Cornell Law Review
Frederic M. Bloom, State Courts Unbound, 93 Cornell L. Rev. 501 (2008), available at https://scholar.law.colorado.edu/faculty-articles/274.
We may not think that state courts disobey binding Supreme Court precedent, but occasionally state courts do. In a number of important cases, state courts have actively defied apposite Supreme Court doctrine, and often it is the Court itself that has invited them to.

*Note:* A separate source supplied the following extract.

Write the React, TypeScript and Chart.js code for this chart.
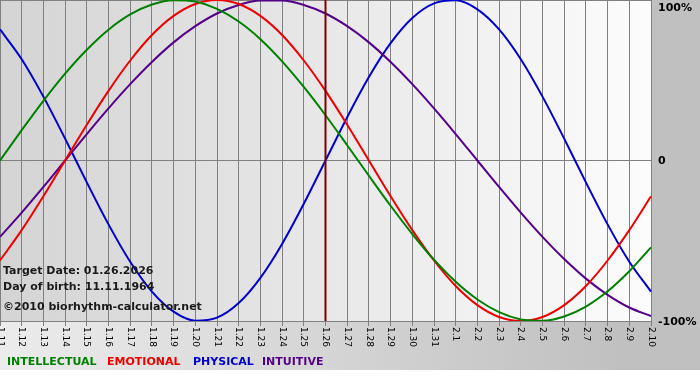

This Article shows state courts doing the unthinkable: flouting Supreme Court precedent, sometimes at the Court's own behest. The idea of state court defiance may surprise us. It is not in every case, after all, that state courts affirmatively disobey. But rare events still have their lessons, and we should ask how and why they emerge. By unsettling constitutional substance and excusing state court errors, the Supreme Court has permitted--even encouraged--state courts to rethink critical portions of existing Court doctrine. It has written the story, that is, of "state courts unbound."
To bring that story into focus, this Article examines how the unbinding process works, where we can see it, and why it warrants serious inspection. In the process, this Article carefully recounts three illustrative chapters in the tale of state courts unbound. One chapter grows out of Williams v. North Carolina, a long-ignored discussion of migratory divorce. A second chapter emerges in Lockyer v. Andrade, a more memorable study of California's "three strikes" law. And a third chapter appears in Roper v. Simmons, a controversial decision on the juvenile death penalty. All three of these chapters show how state courts can, and sometimes do, defy still-valid Supreme Court precedent. All three of these cases raise important questions about judicial motives, constitutional theory, and the balance of doctrinal power in our adjudicative system. And all three encourage us to rethink what may seem most familiar and to read carefully the story of state courts unbound.